§ **Task requirements**
Your task is to repeat all of the data exactly while excluding the pictures.

§ **Data for this exercise**
<<<<

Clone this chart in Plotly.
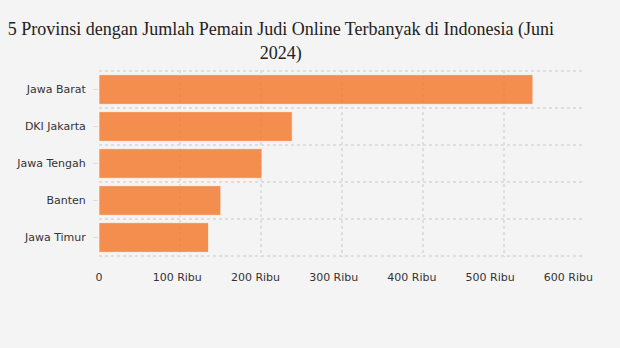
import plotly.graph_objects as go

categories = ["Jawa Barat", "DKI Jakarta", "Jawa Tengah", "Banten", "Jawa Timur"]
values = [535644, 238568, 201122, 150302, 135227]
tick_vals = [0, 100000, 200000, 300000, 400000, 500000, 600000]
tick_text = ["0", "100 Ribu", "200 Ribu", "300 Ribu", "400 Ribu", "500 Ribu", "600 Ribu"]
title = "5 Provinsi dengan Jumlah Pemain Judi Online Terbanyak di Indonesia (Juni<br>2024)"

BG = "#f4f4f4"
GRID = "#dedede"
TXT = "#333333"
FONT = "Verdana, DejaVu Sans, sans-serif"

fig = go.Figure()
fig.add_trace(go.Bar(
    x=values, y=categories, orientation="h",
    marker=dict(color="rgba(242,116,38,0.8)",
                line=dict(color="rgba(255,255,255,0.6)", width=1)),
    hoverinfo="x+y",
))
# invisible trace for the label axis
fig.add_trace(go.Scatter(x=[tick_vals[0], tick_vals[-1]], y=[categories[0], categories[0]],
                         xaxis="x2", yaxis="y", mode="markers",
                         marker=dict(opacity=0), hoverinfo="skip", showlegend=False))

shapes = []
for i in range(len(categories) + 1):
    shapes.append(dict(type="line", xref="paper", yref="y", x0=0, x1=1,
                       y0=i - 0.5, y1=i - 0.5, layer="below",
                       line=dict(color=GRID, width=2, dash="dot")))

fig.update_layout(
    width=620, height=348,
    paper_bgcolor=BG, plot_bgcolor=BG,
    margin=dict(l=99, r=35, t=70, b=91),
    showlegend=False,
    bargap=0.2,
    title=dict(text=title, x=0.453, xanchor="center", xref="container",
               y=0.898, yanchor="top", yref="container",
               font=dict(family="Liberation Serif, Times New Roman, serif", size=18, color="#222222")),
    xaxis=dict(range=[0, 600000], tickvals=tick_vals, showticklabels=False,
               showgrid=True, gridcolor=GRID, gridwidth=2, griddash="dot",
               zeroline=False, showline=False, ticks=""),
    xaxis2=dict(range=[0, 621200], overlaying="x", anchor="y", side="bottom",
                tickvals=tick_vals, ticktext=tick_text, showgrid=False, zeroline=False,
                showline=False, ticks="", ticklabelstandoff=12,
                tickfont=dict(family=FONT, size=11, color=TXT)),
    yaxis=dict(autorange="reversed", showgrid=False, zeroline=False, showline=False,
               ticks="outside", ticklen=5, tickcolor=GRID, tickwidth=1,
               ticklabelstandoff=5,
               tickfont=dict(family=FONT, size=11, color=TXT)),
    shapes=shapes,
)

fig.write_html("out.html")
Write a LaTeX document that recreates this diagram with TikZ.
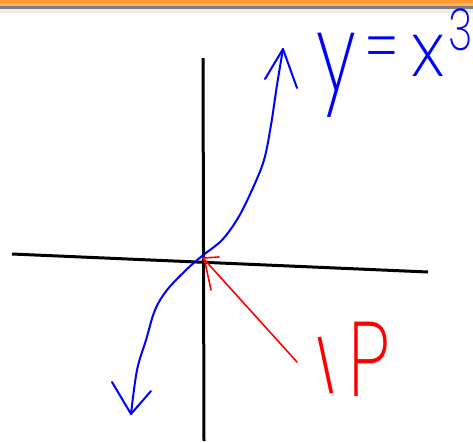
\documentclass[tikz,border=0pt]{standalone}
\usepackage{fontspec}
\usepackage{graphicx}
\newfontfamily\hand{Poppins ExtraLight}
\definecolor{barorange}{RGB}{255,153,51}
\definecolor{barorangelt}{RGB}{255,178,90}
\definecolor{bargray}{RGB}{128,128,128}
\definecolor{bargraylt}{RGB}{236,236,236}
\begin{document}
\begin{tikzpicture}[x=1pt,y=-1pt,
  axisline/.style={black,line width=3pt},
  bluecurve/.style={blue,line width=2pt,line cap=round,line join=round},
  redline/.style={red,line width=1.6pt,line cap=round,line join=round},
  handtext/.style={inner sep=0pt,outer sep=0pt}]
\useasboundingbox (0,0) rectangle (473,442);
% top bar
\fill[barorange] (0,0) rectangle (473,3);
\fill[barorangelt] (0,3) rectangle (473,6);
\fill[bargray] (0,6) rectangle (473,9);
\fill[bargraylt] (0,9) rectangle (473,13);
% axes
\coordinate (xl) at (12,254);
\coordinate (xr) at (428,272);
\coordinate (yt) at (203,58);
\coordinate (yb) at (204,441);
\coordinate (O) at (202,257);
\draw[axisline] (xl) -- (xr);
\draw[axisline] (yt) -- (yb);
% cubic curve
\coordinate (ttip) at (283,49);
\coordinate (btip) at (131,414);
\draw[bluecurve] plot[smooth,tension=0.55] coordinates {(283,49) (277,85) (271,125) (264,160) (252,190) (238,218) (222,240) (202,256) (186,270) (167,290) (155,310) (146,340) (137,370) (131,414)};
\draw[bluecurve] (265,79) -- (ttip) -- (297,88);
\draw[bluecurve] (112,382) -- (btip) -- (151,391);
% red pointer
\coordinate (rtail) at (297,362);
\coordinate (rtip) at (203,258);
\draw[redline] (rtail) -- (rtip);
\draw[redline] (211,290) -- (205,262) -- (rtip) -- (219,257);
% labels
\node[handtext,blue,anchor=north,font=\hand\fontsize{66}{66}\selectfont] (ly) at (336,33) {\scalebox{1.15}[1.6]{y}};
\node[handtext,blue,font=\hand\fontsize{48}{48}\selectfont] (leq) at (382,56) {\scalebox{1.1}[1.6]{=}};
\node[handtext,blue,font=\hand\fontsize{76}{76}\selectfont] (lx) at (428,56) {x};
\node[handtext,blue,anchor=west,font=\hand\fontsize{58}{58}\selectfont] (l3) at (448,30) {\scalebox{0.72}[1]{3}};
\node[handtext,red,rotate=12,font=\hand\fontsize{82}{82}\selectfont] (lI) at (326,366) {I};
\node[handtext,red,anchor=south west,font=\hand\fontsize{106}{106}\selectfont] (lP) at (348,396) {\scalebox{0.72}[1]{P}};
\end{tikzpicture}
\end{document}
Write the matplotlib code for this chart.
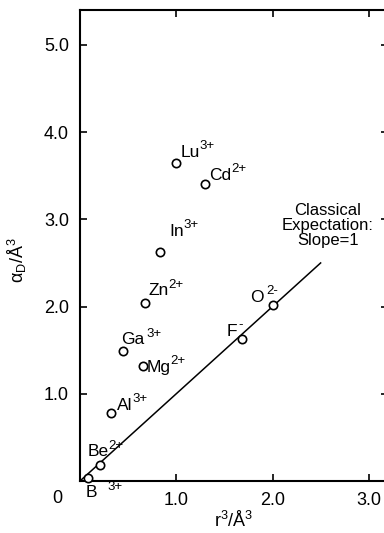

>>>>

§ **Solution for this task**
Clone this chart in Plotly.
import plotly.graph_objects as go

categories = ["Jawa Barat", "DKI Jakarta", "Jawa Tengah", "Banten", "Jawa Timur"]
values = [535644, 238568, 201122, 150302, 135227]
tick_vals = [0, 100000, 200000, 300000, 400000, 500000, 600000]
tick_text = ["0", "100 Ribu", "200 Ribu", "300 Ribu", "400 Ribu", "500 Ribu", "600 Ribu"]
title = "5 Provinsi dengan Jumlah Pemain Judi Online Terbanyak di Indonesia (Juni<br>2024)"

BG = "#f4f4f4"
GRID = "#dedede"
TXT = "#333333"
FONT = "Verdana, DejaVu Sans, sans-serif"

fig = go.Figure()
fig.add_trace(go.Bar(
    x=values, y=categories, orientation="h",
    marker=dict(color="rgba(242,116,38,0.8)",
                line=dict(color="rgba(255,255,255,0.6)", width=1)),
    hoverinfo="x+y",
))
# invisible trace for the label axis
fig.add_trace(go.Scatter(x=[tick_vals[0], tick_vals[-1]], y=[categories[0], categories[0]],
                         xaxis="x2", yaxis="y", mode="markers",
                         marker=dict(opacity=0), hoverinfo="skip", showlegend=False))

shapes = []
for i in range(len(categories) + 1):
    shapes.append(dict(type="line", xref="paper", yref="y", x0=0, x1=1,
                       y0=i - 0.5, y1=i - 0.5, layer="below",
                       line=dict(color=GRID, width=2, dash="dot")))

fig.update_layout(
    width=620, height=348,
    paper_bgcolor=BG, plot_bgcolor=BG,
    margin=dict(l=99, r=35, t=70, b=91),
    showlegend=False,
    bargap=0.2,
    title=dict(text=title, x=0.453, xanchor="center", xref="container",
               y=0.898, yanchor="top", yref="container",
               font=dict(family="Liberation Serif, Times New Roman, serif", size=18, color="#222222")),
    xaxis=dict(range=[0, 600000], tickvals=tick_vals, showticklabels=False,
               showgrid=True, gridcolor=GRID, gridwidth=2, griddash="dot",
               zeroline=False, showline=False, ticks=""),
    xaxis2=dict(range=[0, 621200], overlaying="x", anchor="y", side="bottom",
                tickvals=tick_vals, ticktext=tick_text, showgrid=False, zeroline=False,
                showline=False, ticks="", ticklabelstandoff=12,
                tickfont=dict(family=FONT, size=11, color=TXT)),
    yaxis=dict(autorange="reversed", showgrid=False, zeroline=False, showline=False,
               ticks="outside", ticklen=5, tickcolor=GRID, tickwidth=1,
               ticklabelstandoff=5,
               tickfont=dict(family=FONT, size=11, color=TXT)),
    shapes=shapes,
)

fig.write_html("out.html")
Write a LaTeX document that recreates this diagram with TikZ.
\documentclass[tikz,border=0pt]{standalone}
\usepackage{fontspec}
\usepackage{graphicx}
\newfontfamily\hand{Poppins ExtraLight}
\definecolor{barorange}{RGB}{255,153,51}
\definecolor{barorangelt}{RGB}{255,178,90}
\definecolor{bargray}{RGB}{128,128,128}
\definecolor{bargraylt}{RGB}{236,236,236}
\begin{document}
\begin{tikzpicture}[x=1pt,y=-1pt,
  axisline/.style={black,line width=3pt},
  bluecurve/.style={blue,line width=2pt,line cap=round,line join=round},
  redline/.style={red,line width=1.6pt,line cap=round,line join=round},
  handtext/.style={inner sep=0pt,outer sep=0pt}]
\useasboundingbox (0,0) rectangle (473,442);
% top bar
\fill[barorange] (0,0) rectangle (473,3);
\fill[barorangelt] (0,3) rectangle (473,6);
\fill[bargray] (0,6) rectangle (473,9);
\fill[bargraylt] (0,9) rectangle (473,13);
% axes
\coordinate (xl) at (12,254);
\coordinate (xr) at (428,272);
\coordinate (yt) at (203,58);
\coordinate (yb) at (204,441);
\coordinate (O) at (202,257);
\draw[axisline] (xl) -- (xr);
\draw[axisline] (yt) -- (yb);
% cubic curve
\coordinate (ttip) at (283,49);
\coordinate (btip) at (131,414);
\draw[bluecurve] plot[smooth,tension=0.55] coordinates {(283,49) (277,85) (271,125) (264,160) (252,190) (238,218) (222,240) (202,256) (186,270) (167,290) (155,310) (146,340) (137,370) (131,414)};
\draw[bluecurve] (265,79) -- (ttip) -- (297,88);
\draw[bluecurve] (112,382) -- (btip) -- (151,391);
% red pointer
\coordinate (rtail) at (297,362);
\coordinate (rtip) at (203,258);
\draw[redline] (rtail) -- (rtip);
\draw[redline] (211,290) -- (205,262) -- (rtip) -- (219,257);
% labels
\node[handtext,blue,anchor=north,font=\hand\fontsize{66}{66}\selectfont] (ly) at (336,33) {\scalebox{1.15}[1.6]{y}};
\node[handtext,blue,font=\hand\fontsize{48}{48}\selectfont] (leq) at (382,56) {\scalebox{1.1}[1.6]{=}};
\node[handtext,blue,font=\hand\fontsize{76}{76}\selectfont] (lx) at (428,56) {x};
\node[handtext,blue,anchor=west,font=\hand\fontsize{58}{58}\selectfont] (l3) at (448,30) {\scalebox{0.72}[1]{3}};
\node[handtext,red,rotate=12,font=\hand\fontsize{82}{82}\selectfont] (lI) at (326,366) {I};
\node[handtext,red,anchor=south west,font=\hand\fontsize{106}{106}\selectfont] (lP) at (348,396) {\scalebox{0.72}[1]{P}};
\end{tikzpicture}
\end{document}
Write the matplotlib code for this chart.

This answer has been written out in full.